それを、感じたのが、ある日の森での散歩の出来事です。ツルで出来たブランコに乗って遊んでいる子がいました。すると、後から来たY(息子さん)がひっぱり自分で使おうとしました。そこで、ついつい言ってしまいがちなのが「順番だよ。終わってから貸してもらおうか?」と言う言葉、ここは、見守る保育だと思い、言葉を抑え、見守ることに…。やはり、乗っていた子は引っ張られ気に入らない、ブランコから降りてケンカになりました。言葉のないケンカでしたが、終わると、気が済んだのか、ブランコに興味がなくなったのか、すっと立ち去るY。そのまま散歩の続きへ。なーんか、拍子を抜かされたのですが、Yのすっきりした顔と、とばっちりを受けた子のひょんとした顔をみると、「これで、よかったのだ。」と納得しました。
ここで、大人がでると、子どもの気持ちを代弁して、子どもも納得していないのに丸く収め、はい、仲直りとなり、きっと子どもには負の感情が残ってしまっていたと思います。その時に私は「見守る保育。」の方が、子どもの大人もハッピーになることを、学びました。あえて、何もしない。そこに愛があればいいこと。数ヶ月ですが、それを実感しています。改めて、子どもは子どもの世界で学んでいく。そして、与えられた学びよりも自分で学ぶ方が楽しいに決まっている(それは、大人も一緒ですよね。)ことにも気がつきました!

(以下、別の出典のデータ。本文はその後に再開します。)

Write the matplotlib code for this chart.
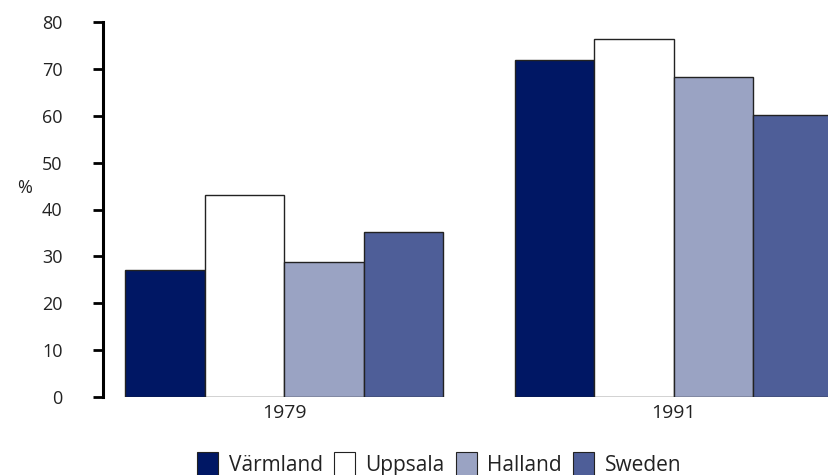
import numpy as np
import matplotlib.pyplot as plt
from matplotlib.patches import Patch

years = ['1979', '1991']
regions = ['Värmland', 'Uppsala', 'Halland', 'Sweden']
values = {
    'Värmland': [27.2, 72.0],
    'Uppsala': [43.0, 76.4],
    'Halland': [28.9, 68.2],
    'Sweden': [35.2, 60.2],
}
colors = ['#001764', '#ffffff', '#9aa3c3', '#4e5e98']

plt.rcParams['font.family'] = ['Open Sans', 'DejaVu Sans']

fig = plt.figure(figsize=(8.29, 4.75), dpi=100)
ax = fig.add_axes([103 / 829, 1 - 397 / 475, 1 - 103 / 829, (397 - 22) / 475])

group_x = np.array([0.0, 4.9])  # left bar center of each group
for i, reg in enumerate(regions):
    ax.bar(group_x + i, values[reg], width=1.0, color=colors[i],
           edgecolor='#222222', linewidth=1.0)

ax.set_xlim(-0.777, 8.355)
ax.set_ylim(0, 80)
ax.set_yticks(range(0, 81, 10))
ax.set_xticks(group_x + 1.5)
ax.set_xticklabels(years, fontsize=14, color='#222222')
ax.tick_params(axis='x', length=0, pad=5)
ax.tick_params(axis='y', direction='out', length=7, width=2, pad=22,
               labelsize=13, labelcolor='#222222')
for s in ['top', 'right', 'bottom']:
    ax.spines[s].set_visible(False)
ax.spines['left'].set_linewidth(2.2)

fig.text(25 / 829, 1 - 188 / 475, '%', fontsize=13, color='#222222',
         ha='center', va='center')

handles = [Patch(facecolor=c, edgecolor='#222222', linewidth=0.8) for c in colors]
fig.legend(handles, regions, loc='center', bbox_to_anchor=(0.53, 0.022),
           ncol=4, frameon=False, fontsize=15, handlelength=1.0,
           handleheight=1.5, handletextpad=0.5, columnspacing=0.55,
           labelcolor='#222222', borderpad=0)

fig.savefig('out.png', dpi=100)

人に教えてもらった知識なりスキルもいいかもしれませんが、自分で興味や関心をもったタイミングで自分のペースで学ぶ。それができることは、大きいと思う。やはり、公教育では、みんなで一斉に取り組むことを目標にして、一人一人の思いなり、タイミング、個の違いは気にしない所があります。そして、そこで得た学びの答えは同じもの。また、学ぶ過程が大切なのに、公教育では結果をついついみてしまいます。「出来る、出来ない。」が、やはり全面に出てしまい、過程が大切にされていないことも、悲しいと思います。学ぶ過程を大切にする。親も、辛抱のいることかもしれませんが、子どもが自分で時間をかけて学ぶことで、答えはいくつにも広がる可能性を秘めています。
見守る保育とは、答えがない。答えは、子どもが持っています。素敵な教育だと思います。それを、学ぶことができたのは、本当にありがたいです。まだまだ、学びの途中ですが、鳥取へ来て、すぎぼっくりを通して皆さんに出会えてすごく幸せです。素敵なスタッフ、すぎぼっくりの仲間の下で、森に包まれ、Y家は沖縄を離れ、ここに来てよかったです。
まだまだ、沢山のことを学んで南国沖縄に持ち帰れるように、ここで、寒い冬を過ごすぞーっと思っているこの頃です。どうぞ、今後とも家族共々よろしくお願いいたします。